§ GOAL
Your answer should consist solely of the lines from the one with "Give me the" through the one with "import * as", copied exactly, endpoints included.

§ DATA
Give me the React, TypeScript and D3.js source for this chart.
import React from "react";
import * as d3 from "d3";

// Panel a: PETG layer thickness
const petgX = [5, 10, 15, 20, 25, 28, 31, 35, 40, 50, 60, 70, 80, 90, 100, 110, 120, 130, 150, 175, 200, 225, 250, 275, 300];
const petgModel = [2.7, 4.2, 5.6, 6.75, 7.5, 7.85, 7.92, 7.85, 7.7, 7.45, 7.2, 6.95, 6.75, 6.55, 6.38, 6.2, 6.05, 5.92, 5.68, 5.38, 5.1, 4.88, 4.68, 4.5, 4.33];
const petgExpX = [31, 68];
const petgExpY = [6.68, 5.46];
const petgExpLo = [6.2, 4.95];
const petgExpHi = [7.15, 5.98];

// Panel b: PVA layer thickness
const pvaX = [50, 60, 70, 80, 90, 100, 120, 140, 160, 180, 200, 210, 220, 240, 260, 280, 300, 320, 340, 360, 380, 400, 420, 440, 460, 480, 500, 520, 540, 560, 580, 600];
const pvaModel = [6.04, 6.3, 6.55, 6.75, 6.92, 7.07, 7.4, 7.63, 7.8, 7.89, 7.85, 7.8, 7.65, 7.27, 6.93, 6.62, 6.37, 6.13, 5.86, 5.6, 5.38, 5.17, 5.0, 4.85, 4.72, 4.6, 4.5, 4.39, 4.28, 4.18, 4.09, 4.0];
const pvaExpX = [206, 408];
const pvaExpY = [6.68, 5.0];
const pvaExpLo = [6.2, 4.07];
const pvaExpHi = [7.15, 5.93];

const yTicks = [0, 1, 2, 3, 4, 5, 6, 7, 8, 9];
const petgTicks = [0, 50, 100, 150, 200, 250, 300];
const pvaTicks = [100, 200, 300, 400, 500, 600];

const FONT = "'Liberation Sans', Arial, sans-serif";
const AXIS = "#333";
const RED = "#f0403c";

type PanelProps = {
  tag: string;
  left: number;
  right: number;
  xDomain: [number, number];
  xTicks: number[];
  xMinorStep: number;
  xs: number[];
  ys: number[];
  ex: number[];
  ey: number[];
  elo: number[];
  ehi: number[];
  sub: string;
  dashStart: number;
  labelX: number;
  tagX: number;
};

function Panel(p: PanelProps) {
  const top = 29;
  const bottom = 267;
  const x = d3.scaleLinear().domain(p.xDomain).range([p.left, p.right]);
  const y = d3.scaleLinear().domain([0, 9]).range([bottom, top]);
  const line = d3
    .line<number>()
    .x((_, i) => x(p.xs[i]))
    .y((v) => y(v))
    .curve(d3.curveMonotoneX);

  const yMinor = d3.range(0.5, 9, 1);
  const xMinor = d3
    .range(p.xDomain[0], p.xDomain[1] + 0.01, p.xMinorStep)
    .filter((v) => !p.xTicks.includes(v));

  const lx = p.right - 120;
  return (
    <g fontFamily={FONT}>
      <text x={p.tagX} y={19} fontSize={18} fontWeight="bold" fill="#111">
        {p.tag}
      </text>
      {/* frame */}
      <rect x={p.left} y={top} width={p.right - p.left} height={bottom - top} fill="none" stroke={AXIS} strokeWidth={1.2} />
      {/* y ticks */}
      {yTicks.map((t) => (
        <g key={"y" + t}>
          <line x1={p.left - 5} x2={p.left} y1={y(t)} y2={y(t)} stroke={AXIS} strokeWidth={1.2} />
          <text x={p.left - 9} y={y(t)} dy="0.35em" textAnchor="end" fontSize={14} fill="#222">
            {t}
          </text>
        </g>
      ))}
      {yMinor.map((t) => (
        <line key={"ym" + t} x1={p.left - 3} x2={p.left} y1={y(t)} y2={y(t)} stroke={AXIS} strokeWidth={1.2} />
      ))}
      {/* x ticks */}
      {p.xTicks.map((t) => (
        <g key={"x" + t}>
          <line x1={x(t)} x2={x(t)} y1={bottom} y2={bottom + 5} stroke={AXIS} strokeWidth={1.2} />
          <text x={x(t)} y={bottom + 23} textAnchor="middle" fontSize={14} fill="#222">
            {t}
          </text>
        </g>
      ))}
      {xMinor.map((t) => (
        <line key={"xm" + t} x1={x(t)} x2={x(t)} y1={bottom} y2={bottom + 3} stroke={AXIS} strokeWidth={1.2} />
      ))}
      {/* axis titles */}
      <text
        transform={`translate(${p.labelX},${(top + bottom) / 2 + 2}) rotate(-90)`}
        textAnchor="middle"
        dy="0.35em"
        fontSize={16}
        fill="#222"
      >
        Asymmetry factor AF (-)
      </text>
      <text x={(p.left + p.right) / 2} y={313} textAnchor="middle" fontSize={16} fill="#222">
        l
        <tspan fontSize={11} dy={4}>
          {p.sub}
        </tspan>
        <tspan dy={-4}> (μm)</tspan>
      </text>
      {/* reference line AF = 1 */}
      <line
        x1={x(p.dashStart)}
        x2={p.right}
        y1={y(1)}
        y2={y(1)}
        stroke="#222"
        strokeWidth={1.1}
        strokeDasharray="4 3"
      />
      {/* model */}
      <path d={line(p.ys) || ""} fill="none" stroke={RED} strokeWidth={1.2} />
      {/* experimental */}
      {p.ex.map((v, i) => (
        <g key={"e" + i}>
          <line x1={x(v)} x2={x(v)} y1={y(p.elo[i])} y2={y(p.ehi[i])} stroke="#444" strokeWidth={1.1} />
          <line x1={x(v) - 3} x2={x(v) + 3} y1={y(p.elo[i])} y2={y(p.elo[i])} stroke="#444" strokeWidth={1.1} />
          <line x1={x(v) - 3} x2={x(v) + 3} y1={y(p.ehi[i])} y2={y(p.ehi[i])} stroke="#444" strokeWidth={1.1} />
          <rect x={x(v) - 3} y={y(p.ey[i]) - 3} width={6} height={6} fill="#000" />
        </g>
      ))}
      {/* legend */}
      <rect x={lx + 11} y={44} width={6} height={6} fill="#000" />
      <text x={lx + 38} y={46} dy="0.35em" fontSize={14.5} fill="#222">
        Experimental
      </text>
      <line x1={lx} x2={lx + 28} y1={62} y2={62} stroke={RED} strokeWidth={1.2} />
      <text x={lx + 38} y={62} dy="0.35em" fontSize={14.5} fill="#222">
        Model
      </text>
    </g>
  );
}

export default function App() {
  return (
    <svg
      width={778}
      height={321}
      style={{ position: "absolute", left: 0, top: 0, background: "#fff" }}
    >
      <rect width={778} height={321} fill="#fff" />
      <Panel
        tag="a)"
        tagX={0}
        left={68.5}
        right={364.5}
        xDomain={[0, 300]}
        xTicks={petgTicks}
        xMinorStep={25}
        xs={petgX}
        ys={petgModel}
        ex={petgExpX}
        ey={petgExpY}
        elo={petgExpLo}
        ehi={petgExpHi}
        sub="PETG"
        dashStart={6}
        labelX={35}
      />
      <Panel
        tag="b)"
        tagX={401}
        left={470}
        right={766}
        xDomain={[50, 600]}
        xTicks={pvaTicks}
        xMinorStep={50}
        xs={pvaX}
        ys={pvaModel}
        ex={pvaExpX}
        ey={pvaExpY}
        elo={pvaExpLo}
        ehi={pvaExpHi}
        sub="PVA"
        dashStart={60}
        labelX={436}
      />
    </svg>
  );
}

* * *

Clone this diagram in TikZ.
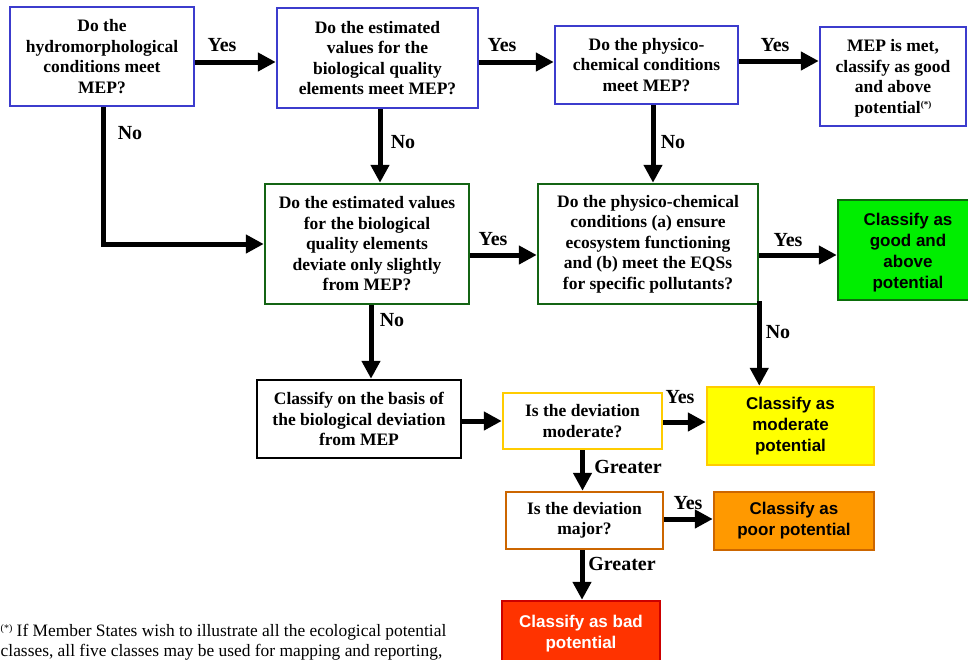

§ THE ANSWER
Give me the React, TypeScript and D3.js source for this chart.
import React from "react";
import * as d3 from "d3";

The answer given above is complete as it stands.